Lorsqu’on objecte que ce genre d’initiatives marchent au niveau local, mais beaucoup moins au niveau national et international, Satish Kumar ne se laisse pas désarçonner. Il cite l’exemple du Bouthan, qui a adopté le Bonheur national brut, un indicateur qui mesure le développement socio-économique, mais aussi le bien-être psychologique, la santé, l’utilisation du temps, l’éducation, la diversité culturelle, la bonne gouvernance, la vitalité de la communauté, la diversité et résilience écologique et les standards de vie. « Le Bouthan est en transition d’une société agricole, qui était très pauvre, à une société écologique basée sur la justice sociale et la durabilité économique et imprégnée d’une grande spiritualité. » Il cite aussi le cas de l’Inde, avec des personnalités comme Vandana Shiva et les mouvements inspirés de Gandhi, encore très vivants. Ou le Danemark, où 40% de l’énergie est désormais produite à partir de sources renouvelables.

Il affirme que la transition est un processus qui se déploie en plusieurs niveaux : le premier est celui de la transition personnelle, où l’on essaie de consommer moins, travailler moins, cultiver son jardin, méditer, s’adonner à la vie spirituelle et participer à la vie de la communauté. Ensuite vient le niveau de la famille, où l’on essaie d’adopter une attitude écologique en polluant moins. Vient ensuite le niveau de la ville (en Suisse romande des initiatives intéressantes fleurissent à Genève, Bienne et Meyrin, entre autres) ; et pour finir le niveau national et même international.

« Le mouvement de la transition est très vaste, conclue-t-il. Des millions de personnes s’engagent dans le monde – défenseurs de l’environnement, activistes sociaux, défenseurs des droits humains, adeptes de l’agro-écologie, personnes actives dans la santé holistique. Parfois ils ne mettent pas d’étiquette, mais la grande transition consiste à voir tout cela dans son ensemble. Un grand changement est en marche, qui touche même les gouvernements : voyez l’accord de Paris sur le changement climatique ».

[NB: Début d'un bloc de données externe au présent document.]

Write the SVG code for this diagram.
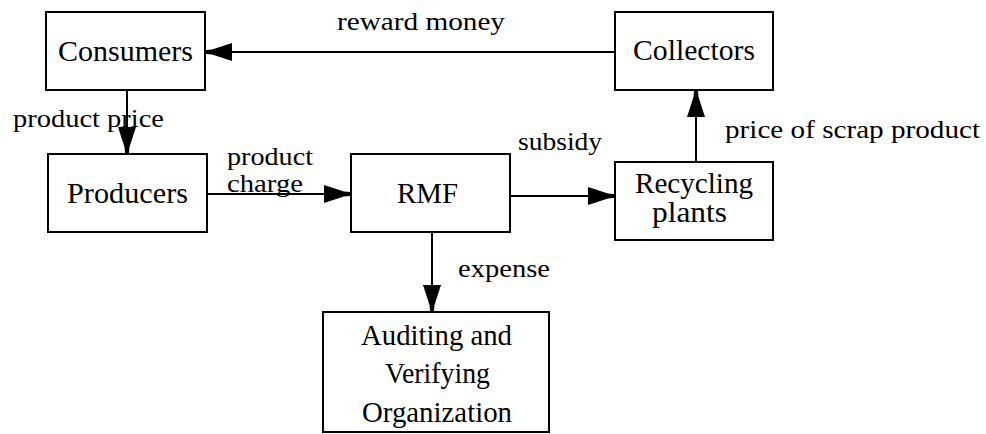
<svg xmlns="http://www.w3.org/2000/svg" width="986" height="434" viewBox="0 0 986 434">
<style>
.box{fill:#fff;stroke:#000;stroke-width:2}
.edge{stroke:#000;stroke-width:2;fill:none;marker-end:url(#arr)}
</style>
<defs>
<marker id="arr" markerUnits="userSpaceOnUse" viewBox="0 -10 30 20" refX="28" refY="0" markerWidth="30" markerHeight="20" orient="auto">
<path d="M28,-2 L22,-2.5 L2,-9 L2,9 L22,2.5 L28,2 Z" fill="#000"/>
</marker>
</defs>
<rect width="986" height="434" fill="#fff"/>
<g id="connectors">
<line class="edge" x1="615" y1="52" x2="206" y2="52"/>
<line class="edge" x1="127" y1="90" x2="127" y2="153"/>
<line class="edge" x1="207" y1="194" x2="350" y2="194"/>
<line class="edge" x1="510" y1="196" x2="614" y2="196"/>
<line class="edge" x1="696" y1="162" x2="696" y2="91"/>
<line class="edge" x1="432" y1="232" x2="432" y2="311"/>
<g font-family="Liberation Serif, serif" font-size="25" fill="#000">
<text x="337" y="30" textLength="168" lengthAdjust="spacingAndGlyphs">reward money</text>
<text x="13" y="127" textLength="151" lengthAdjust="spacingAndGlyphs">product price</text>
<text x="227" y="165" textLength="86" lengthAdjust="spacingAndGlyphs">product</text>
<text x="227" y="192" textLength="76" lengthAdjust="spacingAndGlyphs">charge</text>
<text x="518" y="150" textLength="84" lengthAdjust="spacingAndGlyphs">subsidy</text>
<text x="725" y="138" textLength="255" lengthAdjust="spacingAndGlyphs">price of scrap product</text>
<text x="458" y="277" textLength="92" lengthAdjust="spacingAndGlyphs">expense</text>
</g>
</g>
<g font-family="Liberation Serif, serif" font-size="29" fill="#000">
<g id="consumers">
<rect class="box" x="46" y="12" width="159" height="78"/>
<text x="58" y="61" textLength="135" lengthAdjust="spacingAndGlyphs">Consumers</text>
</g>
<g id="producers">
<rect class="box" x="48" y="154" width="159" height="78"/>
<text x="67" y="203" textLength="121" lengthAdjust="spacingAndGlyphs">Producers</text>
</g>
<g id="rmf">
<rect class="box" x="351" y="154" width="159" height="78"/>
<text x="397" y="203" textLength="61" lengthAdjust="spacingAndGlyphs">RMF</text>
</g>
<g id="collectors">
<rect class="box" x="615" y="12" width="158" height="78"/>
<text x="633" y="60" textLength="122" lengthAdjust="spacingAndGlyphs">Collectors</text>
</g>
<g id="recycling">
<rect class="box" x="615" y="162" width="158" height="78"/>
<text x="635" y="193" textLength="118" lengthAdjust="spacingAndGlyphs">Recycling</text>
<text x="652" y="222" textLength="75" lengthAdjust="spacingAndGlyphs">plants</text>
</g>
<g id="auditing">
<rect class="box" x="323" y="312" width="226" height="120"/>
<text x="361" y="345" textLength="151" lengthAdjust="spacingAndGlyphs">Auditing and</text>
<text x="385" y="383" textLength="105" lengthAdjust="spacingAndGlyphs">Verifying</text>
<text x="362" y="422" textLength="150" lengthAdjust="spacingAndGlyphs">Organization</text>
</g>
</g>
</svg>
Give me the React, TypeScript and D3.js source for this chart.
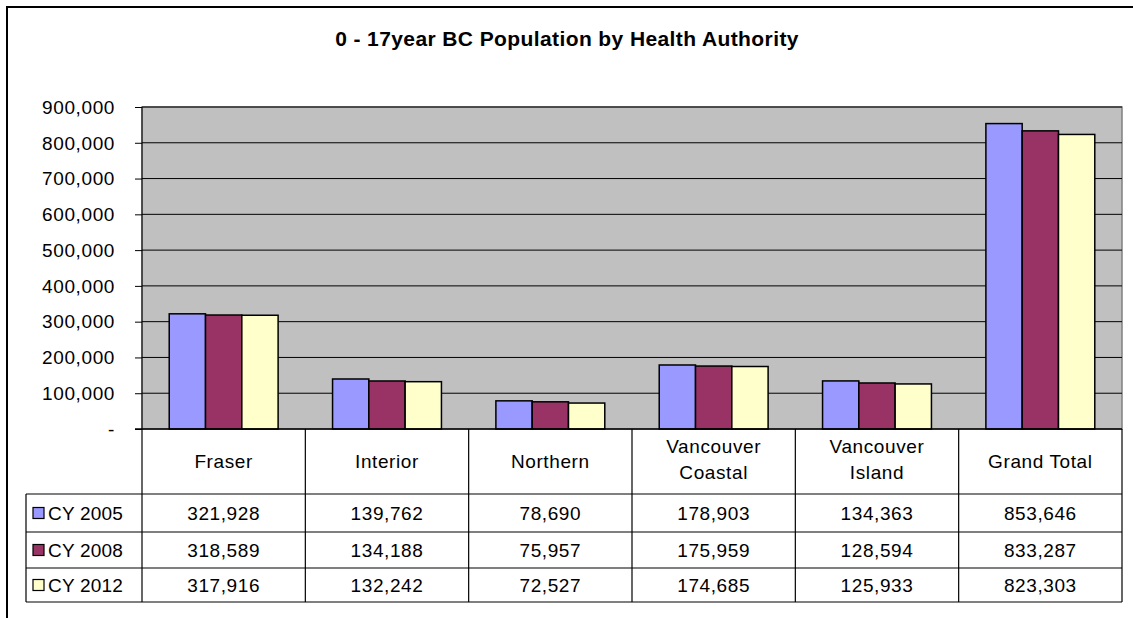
import { useEffect, useRef } from "react";
import * as d3 from "d3";

const categories = ["Fraser", "Interior", "Northern", "Vancouver Coastal", "Vancouver Island", "Grand Total"];
const categoryLines = [["Fraser"], ["Interior"], ["Northern"], ["Vancouver", "Coastal"], ["Vancouver", "Island"], ["Grand Total"]];
const seriesNames = ["CY 2005", "CY 2008", "CY 2012"];
const cy2005 = [321928, 139762, 78690, 178903, 134363, 853646];
const cy2008 = [318589, 134188, 75957, 175959, 128594, 833287];
const cy2012 = [317916, 132242, 72527, 174685, 125933, 823303];
const yTicks = [0, 100000, 200000, 300000, 400000, 500000, 600000, 700000, 800000, 900000];
const colors = ["#9999FF", "#993366", "#FFFFCC"];

const drawChart = (svgEl: SVGSVGElement) => {
  const width = 1133;
  const height = 618;
  const marginLeft = 142;
  const marginRight = 11;
  const plotTop = 107;
  const plotBottom = 429;
  const headerBottom = 494;
  const rowBottoms = [532, 568, 602];
  const tableLeft = 26;
  const font = "'Liberation Sans', Arial, sans-serif";
  const fs = 19;
  const ls = 0.6;
  const series = [cy2005, cy2008, cy2012];

  const svg = d3.select(svgEl);
  svg.selectAll("*").remove();
  svg.attr("width", width).attr("height", height).attr("viewBox", [0, 0, width, height]);

  svg.append("rect").attr("width", width).attr("height", height).attr("fill", "#fff");

  // outer frame (right and bottom edges fall outside the picture)
  svg.append("rect")
    .attr("x", 7).attr("y", 7)
    .attr("width", width + 20).attr("height", height + 20)
    .attr("fill", "none").attr("stroke", "#000").attr("stroke-width", 2);

  svg.append("text")
    .attr("x", 567).attr("y", 46)
    .attr("text-anchor", "middle")
    .attr("font-family", font).attr("font-weight", "bold")
    .attr("font-size", 21).attr("letter-spacing", 0.4)
    .text("0 - 17year BC Population by Health Authority");

  const x = d3.scaleBand()
    .domain(categories)
    .range([marginLeft, width - marginRight]);

  const xs = d3.scaleBand()
    .domain(seriesNames)
    .range([0, x.bandwidth()])
    .paddingOuter(0.75)
    .paddingInner(0);

  const y = d3.scaleLinear()
    .domain([0, 900000])
    .range([plotBottom, plotTop]);

  // plot area
  svg.append("rect")
    .attr("x", marginLeft).attr("y", plotTop)
    .attr("width", width - marginRight - marginLeft).attr("height", plotBottom - plotTop)
    .attr("fill", "#C0C0C0").attr("stroke", "#808080").attr("stroke-width", 1.5);

  // gridlines
  svg.append("g")
    .selectAll("line")
    .data(yTicks.filter((t) => t > 0))
    .join("line")
    .attr("x1", marginLeft).attr("x2", width - marginRight)
    .attr("y1", (d) => y(d)).attr("y2", (d) => y(d))
    .attr("stroke", "#000").attr("stroke-width", 1);

  // y axis
  svg.append("g")
    .attr("transform", `translate(${marginLeft}, 0)`)
    .call(d3.axisLeft(y).tickValues(yTicks).tickSize(7).tickPadding(20)
      .tickFormat((d) => (+d === 0 ? "-" : d3.format(",")(+d))))
    .call((g) => g.select(".domain").attr("d", `M0,${plotTop}V${plotBottom}`))
    .call((g) => g.selectAll("line").attr("stroke", "#000"))
    .call((g) => g.selectAll("text")
      .attr("font-family", font).attr("font-size", fs)
      .attr("letter-spacing", ls).attr("fill", "#000").attr("dy", "0.33em"));

  // bars
  svg.append("g")
    .selectAll("g")
    .data(series)
    .join("g")
    .attr("fill", (_, i) => colors[i])
    .selectAll("rect")
    .data((vals, si) => vals.map((v, ci) => ({ v, c: categories[ci], s: seriesNames[si] })))
    .join("rect")
    .attr("x", (d) => (x(d.c) as number) + (xs(d.s) as number))
    .attr("y", (d) => y(d.v))
    .attr("width", xs.bandwidth())
    .attr("height", (d) => y(0) - y(d.v))
    .attr("stroke", "#000").attr("stroke-width", 1.5);

  // x axis line
  svg.append("line")
    .attr("x1", marginLeft - 7).attr("x2", width - marginRight)
    .attr("y1", plotBottom).attr("y2", plotBottom)
    .attr("stroke", "#000").attr("stroke-width", 1.5);

  // data table
  const table = svg.append("g").attr("stroke", "#000").attr("stroke-width", 1.2);
  const bounds = categories.map((c) => x(c) as number).concat([width - marginRight]);
  table.selectAll("line.v")
    .data(bounds)
    .join("line")
    .attr("x1", (d) => d).attr("x2", (d) => d)
    .attr("y1", plotBottom).attr("y2", rowBottoms[2]);
  table.append("line")
    .attr("x1", tableLeft).attr("x2", tableLeft)
    .attr("y1", headerBottom).attr("y2", rowBottoms[2]);
  table.selectAll("line.h")
    .data([headerBottom, ...rowBottoms])
    .join("line")
    .attr("x1", tableLeft).attr("x2", width - marginRight)
    .attr("y1", (d) => d).attr("y2", (d) => d);

  // header labels
  svg.append("g")
    .selectAll("text")
    .data(categoryLines)
    .join("text")
    .attr("x", (_, i) => (x(categories[i]) as number) + x.bandwidth() / 2)
    .attr("y", (d) => (d.length === 1 ? 468 : 453))
    .attr("text-anchor", "middle")
    .attr("font-family", font).attr("font-size", fs).attr("letter-spacing", ls)
    .selectAll("tspan")
    .data((d) => d)
    .join("tspan")
    .attr("x", function () { return (this.parentNode as SVGTextElement).getAttribute("x"); })
    .attr("dy", (_, i) => (i === 0 ? 0 : 26))
    .text((d) => d);

  // rows
  const rowTops = [headerBottom, rowBottoms[0], rowBottoms[1]];
  series.forEach((vals, si) => {
    const mid = (rowTops[si] + rowBottoms[si]) / 2;
    const row = svg.append("g");
    row.append("rect")
      .attr("x", 33).attr("y", mid - 5.5)
      .attr("width", 11).attr("height", 11)
      .attr("fill", colors[si]).attr("stroke", "#000").attr("stroke-width", 1.2);
    row.append("text")
      .attr("x", 48).attr("y", mid + 6.5)
      .attr("font-family", font).attr("font-size", fs).attr("letter-spacing", 0.2)
      .text(seriesNames[si]);
    row.selectAll("text.v")
      .data(vals)
      .join("text")
      .attr("x", (_, i) => (x(categories[i]) as number) + x.bandwidth() / 2)
      .attr("y", mid + 6.5)
      .attr("text-anchor", "middle")
      .attr("font-family", font).attr("font-size", fs).attr("letter-spacing", ls)
      .text((d) => d3.format(",")(d));
  });
};

export default function App() {
  const ref = useRef<SVGSVGElement>(null);
  useEffect(() => {
    if (ref.current) drawChart(ref.current);
  }, []);
  return <svg ref={ref} style={{ position: "absolute", left: 0, top: 0 }} />;
}
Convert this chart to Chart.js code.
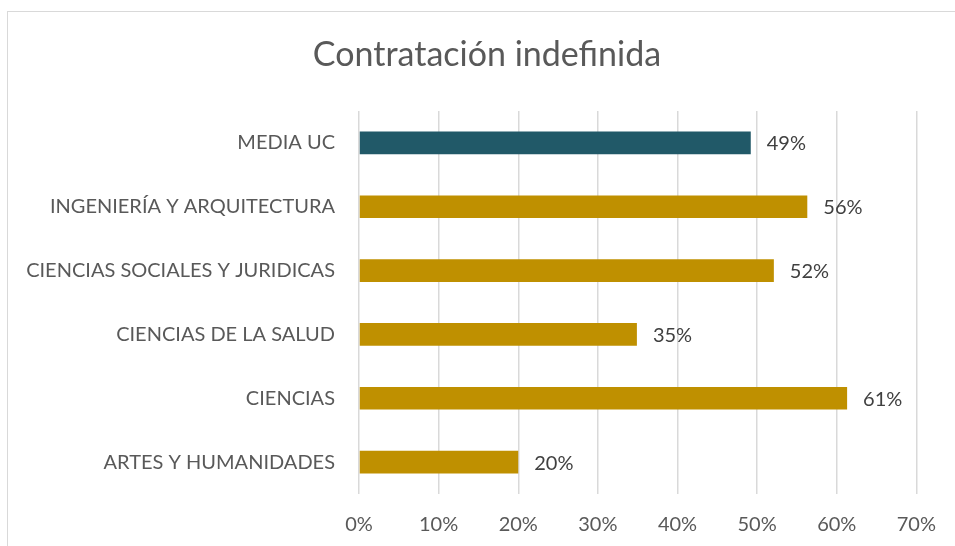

Pourvu que des gouvernements peu intéressés ne viennent pas torpiller ce bel élan, se dit-on… Après on pense aux grandes villes, Etats fédéraux et entreprises américaines qui ont décidé de réduire leurs émissions de gaz à effet de serre malgré le retrait annoncé des Etats-Unis de l’accord de Paris et on se dit que oui, c’est un beau message d’espoir.